I was born in 1937 and living in Chiswick when the War started, but my earliest memories are of St Tudy in Cornwall. My father was a schoolmaster, and he was evacuated there with his school, which I remember being in a tin hut down the lane. I went with my mother.

My father found us digs on a farm nearby, and I remember the harvest being brought in, with a horse-drawn binder and a steam-driven threshing machine. I also remember feeding an orphan lamb — I was three years old. Then my father found digs in the village which was better because then my parents could be together.

I went often to the village blacksmiths to watch the horse shoes being made and the horses shod. The most special occasion was the wheel-banding. The red-hot steel band was dropped onto the wooden wheel, and then plenty of cold water thrown over, both to stop the wheel scorching, and to shrink the band. Because extra hands were needed, several wheels would be banded at one time — it certainly wasn’t an everyday process.

My first datable memory was the sinking of HMS Hood in 1941. There was a huge silhouette of the ship on the front page of the newspaper, which was taken away from me.

The school was brought home to London in 1942 after the Blitz was over, though there were still lots of air raids. I remember lying on the floor of our ground-floor flat, hearing the aircraft. The only shelters were the cellars of the block of flats where we lived, and they seemed no safer than staying put. If we had been hit, the whole building would have come down on top of us. There was a surface shelter in the playground of the Infants School I went to, and I remember the sirens sounding. My father took his turn fire-watching after the school day was over.
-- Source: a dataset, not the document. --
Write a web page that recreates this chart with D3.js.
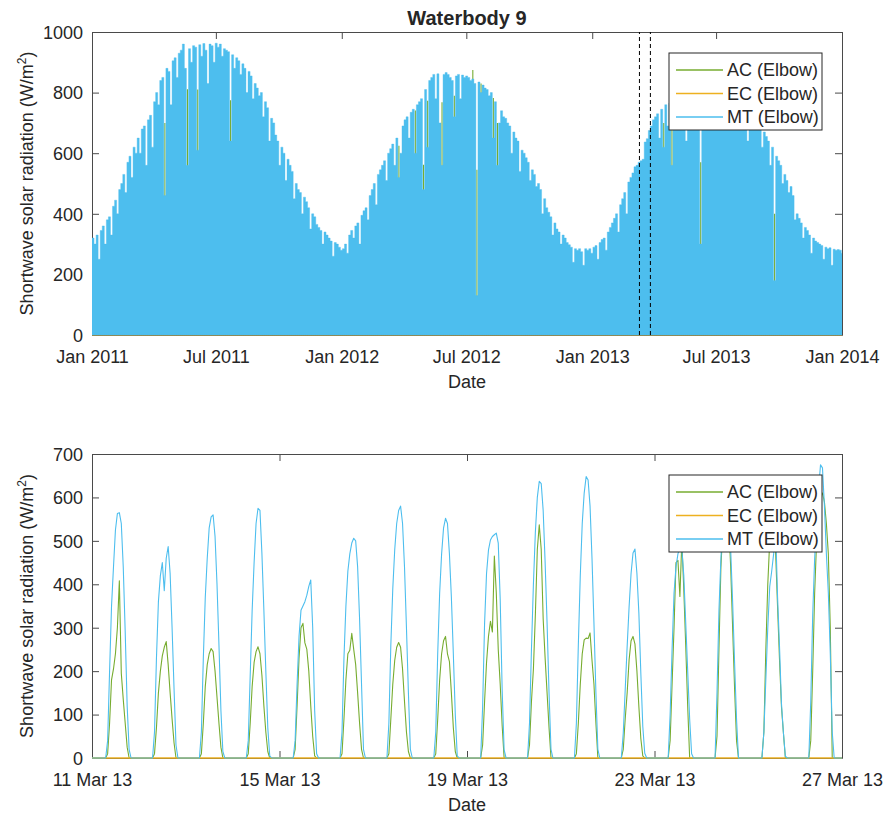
<!DOCTYPE html>
<html><head><meta charset="utf-8">
<script src="https://cdn.jsdelivr.net/npm/d3@7"></script>
<style>
body{margin:0;background:#fff}
text{font-family:"Liberation Sans",Arial,Helvetica,sans-serif;fill:#262626}
</style>
</head><body>
<svg id="c" width="884" height="814"></svg>
<script>
// ---------------- DATA ----------------
const seriesNames = ["AC (Elbow)", "EC (Elbow)", "MT (Elbow)"];
const titleText = "Waterbody 9";

// Top panel: MT peak radiation per 3-day bin, starting 1 Jan 2011
const topStart = "2011-01-01";
const binDays = 3;
const mt2011 = [320,300,330,250,345,360,300,380,390,330,
  425,445,400,480,500,530,470,570,590,520,
  620,600,650,600,680,690,560,710,725,620,
  770,800,760,840,850,460,880,870,760,905,
  915,850,930,940,960,880,560,945,900,955,
  950,610,958,920,962,940,830,960,955,900,
  963,950,960,920,945,940,935,640,925,880,
  915,905,860,895,880,800,870,855,780,830,
  815,790,800,720,770,750,640,715,700,660,
  640,560,620,600,510,580,560,540,450,500,
  480,470,400,455,440,420,350,400,390,365,
  355,345,300,340,330,320,310,260,305,300,
  290,280];
const mt2012 = [285,300,270,330,345,320,360,370,300,395,
  410,420,380,460,480,500,430,530,545,560,
  575,510,600,615,630,560,650,520,600,690,
  710,720,650,735,745,600,760,770,780,480,
  810,620,840,850,860,780,862,700,560,860,
  866,860,850,840,720,855,860,780,858,850,
  855,850,840,845,830,130,835,800,825,815,
  810,790,800,650,770,560,700,740,720,715,
  700,690,600,670,650,640,540,610,600,585,
  570,510,545,530,490,500,480,400,450,420,
  405,390,330,370,350,340,300,330,320,305,
  298,290,240,285,280,285,275,230,285,280,
  285,270];
const mt2013 = [290,295,250,305,315,320,280,340,355,370,
  385,400,340,430,450,470,400,505,520,535,
  555,560,570,575,580,637,648,675,690,710,
  720,730,650,745,620,760,690,765,560,700,
  775,780,700,785,790,640,790,785,720,790,
  795,790,300,800,795,740,800,790,700,800,
  795,780,790,700,785,780,720,775,770,770,
  765,760,690,750,745,640,735,725,680,710,
  700,690,620,670,655,640,560,620,180,590,
  575,560,500,530,510,470,490,460,380,400,
  385,370,320,355,345,330,270,320,310,305,
  300,295,250,290,285,288,230,283,280,282,
  280,270];
// AC peaks visible above MT in the top panel (days since 1 Jan 2011)
const acSpikeDays   = [106.5,139.5,154.5,202.5,448.5,472.5,484.5,490.5,511.5,529.5,556.5,562.5,568.5,586.5,592.5,835.5,847.5,889.5,997.5];
const acSpikeValues = [700,811,810,775,625,741,562,773,768,790,875,545,830,782,700,700,680,570,400];
const ecTopLevel = [0, 0, 0]; // EC per year (reads 0)
const topXTicks = ["2011-01-01","2011-07-01","2012-01-01","2012-07-01","2013-01-01","2013-07-01","2014-01-01"];
const topYTicks = [0,200,400,600,800,1000];
const zoomWindow = ["2013-03-11","2013-03-27"];

// Bottom panel: hourly values, 11-26 Mar 2013, hours 07..20 of each day
const marchStart = "2013-03-11";
const firstHour = 7;
const marchMT = [
  [0,40,200,350,440,525,563,565,540,440,290,120,20,0],
  [0,60,230,360,420,450,385,460,487,425,300,160,30,0],
  [0,60,230,370,460,530,555,560,510,400,260,110,15,0],
  [0,40,190,340,450,540,575,570,470,340,200,70,5,0],
  [0,40,170,280,340,350,360,375,395,410,300,110,10,0],
  [0,60,230,350,430,470,495,506,500,440,320,170,20,0],
  [0,80,260,390,480,540,570,580,540,440,300,150,20,0],
  [0,60,240,380,470,530,552,540,470,370,240,100,5,0],
  [0,118,310,425,479,502,510,514,518,495,365,157,19,0],
  [0,80,250,400,520,600,637,632,570,450,310,150,20,0],
  [0,80,260,420,540,610,648,640,580,460,310,150,20,0],
  [0,57,157,257,349,425,472,481,425,333,195,73,11,0],
  [0,100,250,380,440,470,485,480,420,310,200,90,10,0],
  [0,150,340,460,540,580,590,560,480,360,220,90,0,0],
  [0,60,180,300,395,430,470,530,372,257,126,58,4,0],
  [0,130,330,460,540,620,675,668,580,470,380,240,60,0]
];
const marchAC = [
  [0,10,80,180,205,240,300,408,195,135,80,25,0,0],
  [0,10,70,150,200,235,255,268,215,150,90,35,0,0],
  [0,10,80,165,215,240,252,245,200,140,80,25,0,0],
  [0,10,80,165,220,245,256,240,190,120,60,15,0,0],
  [0,20,120,230,300,310,265,250,200,120,50,5,0,0],
  [0,10,90,180,240,248,287,250,215,150,80,20,0,0],
  [0,10,90,170,225,255,266,255,205,130,60,15,0,0],
  [0,10,90,180,240,270,280,240,222,150,70,15,0,0],
  [0,30,130,220,280,315,290,465,380,250,170,75,0,0],
  [0,30,130,205,330,480,537,480,320,230,150,70,0,0],
  [0,10,80,170,240,272,276,275,288,225,170,80,0,0],
  [0,20,90,150,226,270,280,262,200,118,45,5,0,0],
  [0,40,170,300,450,455,372,500,387,257,118,0,0,0],
  [0,50,250,440,530,570,575,540,440,300,160,40,0,0],
  [0,60,250,400,500,550,560,475,349,226,118,58,0,0],
  [0,40,200,380,500,570,600,610,590,540,470,300,0,0]
];
const marchEC = [0,0,0,0,0,0,0,0,0,0,0,0,0,0,0,0]; // EC reads 0 every day
const botXTicks = ["2013-03-11","2013-03-15","2013-03-19","2013-03-23","2013-03-27"];
const botYTicks = [0,100,200,300,400,500,600,700];

// ---------------- STYLE ----------------
const colors = {AC:"#77AC30", EC:"#EDB120", MT:"#4DBEEE"};
const axisColor = "#4a4a4a";
const L = 92, R = 842;
const topBox = {t:32, b:335};
const botBox = {t:454, b:758};
const DAY = 864e5, HOUR = 36e5;
const parse = s => new Date(s + "T00:00:00Z");

const svg = d3.select("#c");
const defs = svg.append("defs");
function clip(id, box){
  defs.append("clipPath").attr("id", id).append("rect")
    .attr("x", L).attr("y", box.t).attr("width", R - L).attr("height", box.b - box.t + 1.5);
}
clip("clipTop", topBox); clip("clipBot", botBox);

// ---------------- SCALES ----------------
const xTop = d3.scaleUtc().domain([parse(topXTicks[0]), parse(topXTicks[topXTicks.length-1])]).range([L, R]);
const yTop = d3.scaleLinear().domain([0, 1000]).range([topBox.b, topBox.t]);
const xBot = d3.scaleUtc().domain([parse(botXTicks[0]), parse(botXTicks[botXTicks.length-1])]).range([L, R]);
const yBot = d3.scaleLinear().domain([0, 700]).range([botBox.b, botBox.t]);

// ---------------- AXES (drawn beneath data, as in MATLAB) ----------------
function axes(x, y, box, xTicks, xFmt, yTicks){
  const g = svg.append("g");
  const fs = "18px";
  const ax = g.append("g").attr("transform", `translate(0,${box.b})`)
    .call(d3.axisBottom(x).tickValues(xTicks.map(parse)).tickFormat(xFmt).tickSize(-7).tickSizeOuter(0).tickPadding(15));
  const axT = g.append("g").attr("transform", `translate(0,${box.t})`)
    .call(d3.axisTop(x).tickValues(xTicks.map(parse)).tickFormat("").tickSize(-7).tickSizeOuter(0));
  const ayL = g.append("g").attr("transform", `translate(${L},0)`)
    .call(d3.axisLeft(y).tickValues(yTicks).tickFormat(d3.format("d")).tickSize(-7).tickSizeOuter(0).tickPadding(9));
  const ayR = g.append("g").attr("transform", `translate(${R},0)`)
    .call(d3.axisRight(y).tickValues(yTicks).tickFormat("").tickSize(-7).tickSizeOuter(0));
  [ax, axT, ayL, ayR].forEach(a => {
    a.selectAll(".domain").attr("stroke", axisColor).attr("stroke-width", 1);
    a.selectAll(".tick line").attr("stroke", axisColor).attr("stroke-width", 1);
    a.selectAll("text").attr("font-size", fs).attr("fill", "#262626")
      .attr("font-family", '"Liberation Sans",Arial,Helvetica,sans-serif');
  });
  ax.selectAll("text").attr("dy", "0.71em");
  ayL.selectAll("text").attr("dy", "0.35em");
  svg.append("text").attr("x", (L + R) / 2).attr("y", box.b + 53).attr("text-anchor", "middle")
    .attr("font-size", fs).text("Date");
  const yl = svg.append("text").attr("transform", `translate(33,${(box.t + box.b) / 2}) rotate(-90)`)
    .attr("text-anchor", "middle").attr("font-size", fs);
  yl.append("tspan").text("Shortwave solar radiation (W/m");
  yl.append("tspan").attr("font-size", "12px").attr("dy", "-7").text("2");
  yl.append("tspan").attr("dy", "7").text(")");
}
axes(xTop, yTop, topBox, topXTicks, d3.utcFormat("%b %Y"), topYTicks);
axes(xBot, yBot, botBox, botXTicks, d3.utcFormat("%d %b %y"), botYTicks);

// ---------------- TOP PANEL ----------------
const t0 = parse(topStart).getTime();
const mtTop = [...mt2011, ...mt2012, ...mt2013];
const topPts = mtTop.map((v, k) => ({t: new Date(t0 + k * binDays * DAY), v}));
topPts.push({t: new Date(t0 + mtTop.length * binDays * DAY), v: mtTop[mtTop.length - 1]});

const gTop = svg.append("g").attr("clip-path", "url(#clipTop)");
gTop.append("path")
  .datum([{t: xTop.domain()[0], v: ecTopLevel[0]}, {t: xTop.domain()[1], v: ecTopLevel[2]}])
  .attr("d", d3.line().x(d => xTop(d.t)).y(d => yTop(d.v)))
  .attr("fill", "none").attr("stroke", colors.EC).attr("stroke-width", 1);
gTop.selectAll("line.ac").data(acSpikeDays).join("line")
  .attr("x1", d => xTop(new Date(t0 + d * DAY))).attr("x2", d => xTop(new Date(t0 + d * DAY)))
  .attr("y1", yTop(0)).attr("y2", (d, i) => yTop(acSpikeValues[i]))
  .attr("stroke", colors.AC).attr("stroke-width", 1.1);
gTop.append("path").datum(topPts)
  .attr("d", d3.area().x(d => xTop(d.t)).y0(yTop(0)).y1(d => yTop(d.v)).curve(d3.curveStepAfter))
  .attr("fill", colors.MT).attr("stroke", colors.MT).attr("stroke-width", 0.4);
svg.selectAll("line.win").data(zoomWindow).join("line")
  .attr("x1", d => xTop(parse(d))).attr("x2", d => xTop(parse(d)))
  .attr("y1", yTop(0)).attr("y2", yTop(1000))
  .attr("stroke", "#000").attr("stroke-width", 1).attr("stroke-dasharray", "4,3");

// ---------------- BOTTOM PANEL ----------------
const m0 = parse(marchStart).getTime();
function hourly(rows){
  const pts = [];
  rows.forEach((row, d) => {
    for (let h = 0; h < 24; h++) {
      const v = (h >= firstHour && h < firstHour + row.length) ? row[h - firstHour] : 0;
      pts.push({t: new Date(m0 + (d * 24 + h) * HOUR), v});
    }
  });
  pts.push({t: new Date(m0 + rows.length * 24 * HOUR), v: 0});
  return pts;
}
const ecPts = [];
marchEC.forEach((v, d) => { ecPts.push({t: new Date(m0 + d * DAY), v}); ecPts.push({t: new Date(m0 + (d + 1) * DAY), v}); });

const gBot = svg.append("g").attr("clip-path", "url(#clipBot)");
const lineBot = d3.line().x(d => xBot(d.t)).y(d => yBot(d.v));
gBot.append("path").datum(hourly(marchAC)).attr("d", lineBot)
  .attr("fill", "none").attr("stroke", colors.AC).attr("stroke-width", 1.1).attr("stroke-linejoin", "round");
gBot.append("path").datum(ecPts).attr("d", lineBot)
  .attr("fill", "none").attr("stroke", colors.EC).attr("stroke-width", 1.4);
gBot.append("path").datum(hourly(marchMT)).attr("d", lineBot)
  .attr("fill", "none").attr("stroke", colors.MT).attr("stroke-width", 1.1).attr("stroke-linejoin", "round");

// Title
svg.append("text").attr("x", (L + R) / 2).attr("y", 25).attr("text-anchor", "middle")
  .attr("font-size", "20px").attr("font-weight", "bold").attr("fill", "#000").text(titleText);

// ---------------- LEGENDS ----------------
function legend(x0, y0){
  const g = svg.append("g").attr("transform", `translate(${x0},${y0})`);
  g.append("rect").attr("width", 153).attr("height", 77).attr("fill", "#fff")
    .attr("stroke", "#262626").attr("stroke-width", 1);
  const cols = [colors.AC, colors.EC, colors.MT];
  seriesNames.forEach((n, i) => {
    const yy = 17 + i * 23.5;
    g.append("line").attr("x1", 7).attr("x2", 54).attr("y1", yy).attr("y2", yy)
      .attr("stroke", cols[i]).attr("stroke-width", 1.3);
    g.append("text").attr("x", 58).attr("y", yy).attr("dy", "0.35em").attr("font-size", "18px").text(n);
  });
}
legend(669, 53);
legend(669, 475);
</script>
</body></html>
We used to visit my grandmother, who lived in Bletchley, when the bombing got too intense. Captain Faulkner, the last private owner of Bletchley Park who sold the house to the government, was my great-uncle Hubert. The local people rather resented those working at Bletchley Park, which was regarded as a soft option: ‘Why weren’t they fighting a proper war?’

We were at Bletchley when the first V2 successfully launched against Britain landed in Staveley Road, Chiswick, near where we lived. I saw the terrible damage afterwards.

My most poignant memory was when the son of one of my father’s friends came to say goodbye to us, dressed in his RAF uniform — he’d just got his wings. We never saw Roy Gill again. He represents for me all those who died fighting for this country.